Pour lui, même si la volonté de soulager les ménages est louable, l’État doit également penser à des « mesures suffisamment protectionnistes à la hauteur de l’enjeu de l’atteinte de l’autosuffisance alimentaire pour notre pays ». Par exemple, il préconise le retour de la Caisse de péréquation. Créée par la loi 73 39 du 31 juillet 1973, cette Caisse, dit-il, avait comme mission d’assurer la régulation et la stabilisation des prix de produits énumérés par décret dont principalement le riz brisé importé. « Le retour de ce principe de Caisse de péréquation garantirait la mise en place d’un mécanisme vertueux pour les producteurs, les transformateurs et les porteurs de financement (crédits de campagne).
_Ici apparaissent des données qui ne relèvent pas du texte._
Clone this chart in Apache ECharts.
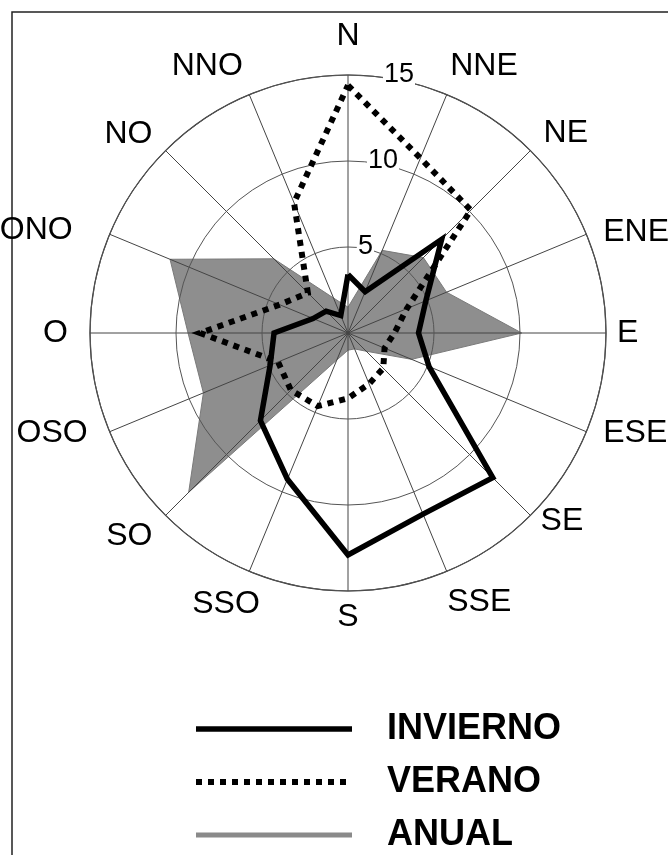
<!DOCTYPE html>
<html>
<head>
<meta charset="utf-8">
<script src="https://cdn.jsdelivr.net/npm/echarts@6/dist/echarts.min.js"></script>
<style>
	html, body { margin: 0; padding: 0; background: #fff; }
	#main { width: 668px; height: 855px; }
</style>
</head>
<body>
<div id="main"></div>
<script>
	// rumbos, en sentido horario desde el norte
	var directions = ['N', 'NNE', 'NE', 'ENE', 'E', 'ESE', 'SE', 'SSE', 'S', 'SSO', 'SO', 'OSO', 'O', 'ONO', 'NO', 'NNO'];
	var invierno = [3.4, 2.6, 7.7, 4.9, 4.1, 5.1, 11.9, 11.4, 12.9, 9.2, 7.2, 4.9, 4.3, 2.2, 1.8, 1.1];
	var verano = [14.4, 11.0, 10.1, 3.7, 2.7, 2.3, 2.9, 3.2, 3.8, 4.6, 4.7, 4.4, 8.6, 4.3, 3.3, 8.2];
	var anual = [1.5, 5.2, 6.2, 6.2, 10.1, 4.0, 1.5, 1.0, 1.0, 1.7, 13.1, 9.1, 9.3, 11.2, 6.1, 2.2];
	var radiusTicks = [0, 5, 10, 15];

	var font = 'Liberation Sans, Arial, sans-serif';
	var step = 360 / directions.length;

	// ajuste fino de cada rotulo [arriba, derecha, abajo, izquierda]
	var labelPad = [
		[0, 0, 61, 0], [0, 0, 48, 18], [0, 0, 28, 40], [0, 0, 1, 52],
		[0, 0, 0, 49], [0, 0, 0, 52], [17, 0, 0, 37], [50, 0, 0, 15],
		[48, 0, 0, 0], [52, 4, 0, 0], [32, 40, 0, 0], [0, 57, 0, 0],
		[0, 60, 0, 0], [0, 72, 3, 0], [0, 40, 27, 0], [0, 21, 48, 0]
	];
	var labelShift = { 5: 9, 10: 19, 15: 35 };

	// puntos [valor, angulo], cerrando el poligono en el norte
	function closed(values) {
		var pts = values.map(function (v, i) { return [v, i * step]; });
		pts.push([values[0], 360]);
		return pts;
	}

	var dirRich = {};
	labelPad.forEach(function (p, i) {
		dirRich['d' + i] = { fontSize: 32, color: '#000', fontFamily: font, padding: p };
	});

	var radRich = { t: { fontSize: 27, color: '#000', backgroundColor: '#fff', padding: [0, 1], fontFamily: font } };
	radiusTicks.forEach(function (v) { radRich['s' + v] = { width: labelShift[v] || 0 }; });

	var option = {
		backgroundColor: '#fff',
		animation: false,
		graphic: [{
			type: 'rect',
			shape: { x: 12, y: 12, width: 720, height: 900 },
			style: { fill: 'none', stroke: '#222', lineWidth: 1.5 }
		}],
		polar: { center: [348, 333], radius: 258 },
		angleAxis: {
			type: 'value',
			min: 0,
			max: 360,
			interval: step,
			startAngle: 90,
			clockwise: true,
			z: 2,
			axisLine: { lineStyle: { color: '#333', width: 1.2 } },
			axisTick: { show: false },
			axisLabel: {
				margin: -38,
				formatter: function (v) {
					var i = Math.round(v / step);
					if (i >= directions.length) return '';
					return '{d' + i + '|' + directions[i] + '}';
				},
				rich: dirRich
			},
			splitLine: { show: true, lineStyle: { color: '#444', width: 1 } }
		},
		radiusAxis: {
			type: 'value',
			min: radiusTicks[0],
			max: radiusTicks[radiusTicks.length - 1],
			interval: 5,
			z: 3,
			axisLine: { show: false },
			axisTick: { show: false },
			splitLine: { show: true, lineStyle: { color: '#555', width: 1 } },
			axisLabel: {
				showMinLabel: false,
				margin: 0,
				align: 'left',
				verticalAlign: 'middle',
				formatter: function (v) { return '{s' + v + '| }{t|' + v + '}'; },
				rich: radRich
			}
		},
		legend: {
			orient: 'vertical',
			left: 188,
			top: 706,
			height: 150,
			itemWidth: 156,
			itemHeight: 14,
			itemGap: 17,
			itemStyle: { opacity: 0 },
			textStyle: { fontSize: 36, lineHeight: 36, fontWeight: 'bold', color: '#000', fontFamily: font, padding: [0, 0, 0, 30] },
			data: [
				{ name: 'INVIERNO', lineStyle: { width: 5.5 } },
				{ name: 'VERANO', lineStyle: { width: 6 } },
				{ name: 'ANUAL', lineStyle: { width: 5, color: '#8a8a8a' } }
			]
		},
		series: [
			{
				name: 'ANUAL',
				type: 'line',
				coordinateSystem: 'polar',
				data: closed(anual),
				symbol: 'none',
				clip: false,
				z: 1,
				lineStyle: { color: '#7a7a7a', width: 1 },
				itemStyle: { color: '#8a8a8a' },
				areaStyle: { color: '#8e8e8e', opacity: 1 }
			},
			{
				name: 'VERANO',
				type: 'line',
				coordinateSystem: 'polar',
				data: closed(verano),
				symbol: 'none',
				clip: false,
				z: 4,
				itemStyle: { color: '#000' },
				lineStyle: { color: '#000', width: 6, type: [6, 6], cap: 'butt', join: 'miter' }
			},
			{
				name: 'INVIERNO',
				type: 'line',
				coordinateSystem: 'polar',
				data: closed(invierno),
				symbol: 'none',
				clip: false,
				z: 5,
				itemStyle: { color: '#000' },
				lineStyle: { color: '#000', width: 5.5, cap: 'butt', join: 'miter' }
			}
		]
	};

	var myChart = echarts.init(document.getElementById('main'));
	myChart.setOption(option);
</script>
</body>
</html>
Ce mécanisme se mettrait en place de la façon suivante : un prix de rachat minimum garanti aux producteurs leur permettant de ne plus être à la merci des spéculateurs pour l’achat du paddy au moment des récoltes et assurant in fine un remboursement à temps de leurs crédits de campagne », plaide-t-il. Dans le même temps, la Caisse réglerait la problématique du financement du crédit de campagne pour les transformateurs. « Elle permettrait de réguler les importations, en ce sens que les quotas d’importation (en attendant l’autosuffisance), seraient redistribués à ceux qui s’approvisionnent en riz paddy auprès de cette Caisse. Cela serait un réel bénéfice pour ceux qui contribuent au développement de la filière locale dont pour les consommateurs sénégalais », poursuit-il. Par ailleurs, il estime que l’enjeu économique de la filière du riz local est déterminant avec des importations de riz qui avoisinent, chaque année, 500 milliards de FCfa. « Les mesures protectionnistes idoines doivent être appliquées pour permettre la compétitivité du produit local et atteindre, à terme, l’autosuffisance alimentaire. L’État du Sénégal investit, depuis 2012, des ressources considérables dans la promotion de la filière riz ; il serait dommage que par des mesures tarifaires, toute une chaîne d’acteurs locaux pleinement engagés pour l’autosuffisance alimentaire en pâtissent », lance-t-il.